Peyronie’s plaque is the heart of the problem
Peyronie’s disease is an abnormal collection of fibrous pathological tissue in the deep tissue layers within the substance of the tunica albuginea and the Peyronies plaque; it is also characterized by excessive deposition of collagen within that same plaque material. Even thought the cause of Peyronie’s disease remains unknown, direct injury or repeated small trauma is most often thought to be the two most likely inciting events eventually resulting in Peyronie’s disease.
Materials and Methods
To understand the onset and cause of the Peyronie’s disease plaque or scar tissue that is always present in every case of PD, it is necessary to follow a simple approach that examines for the presence of collagen, elastic fiber, and fibrin content within the PD plaque material and evaluate its distribution.

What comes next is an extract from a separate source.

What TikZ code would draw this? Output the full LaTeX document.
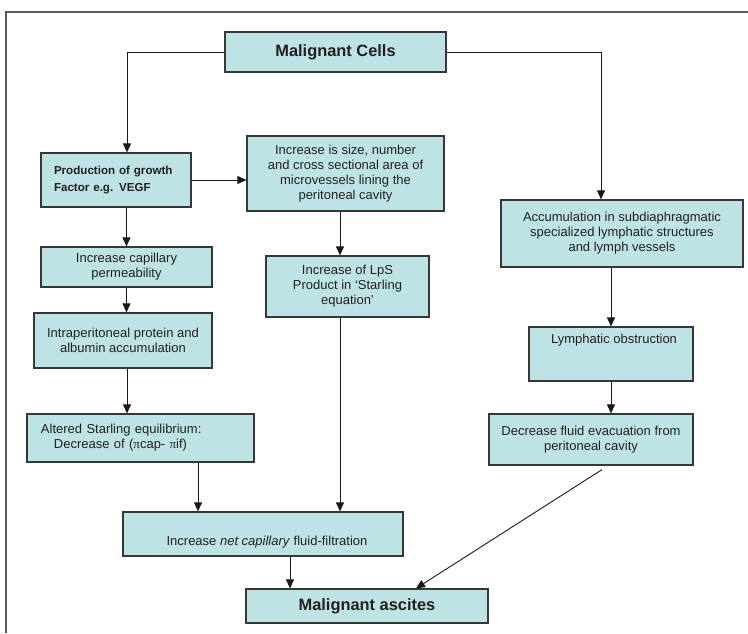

Peyronies plaque or scar tissue specimens were taken from 33 Peyronie’s disease patient volunteers, and control penile tissue samples and nodular tissue samples were taken from eight patients with Dupuytren’s contracture (a related and similar problem of the hand). These samples were analyzed to determine collagen staining characteristics, and patterns of elastic tissue distribution. In addition, plaque tissue from another 19 Peyronie’s disease patients, control tissue and nodular tissue from Dupuytren’s disease were also analyzed for fibrin in these same samples.
Abnormally stained collagen was found in 32 of 33 plaque specimens (97%), disrupted elastic fibers in 31 of 33 plaque specimens (94%), and abnormal fibrin deposits were also found in plaque tissue from 18 of 19 patients (95%). None of these abnormalities were located in normal or scared tunica from control patients.
These findings of fibrin deposits in Peyronie’s plaque tissue is consistent with the concept that repetitive injury and disruption of the small blood vessels and capillaries of the area results in fibrin deposition in the tissue space and has served to provide insights into the pathophysiology of Peyronie’s disease.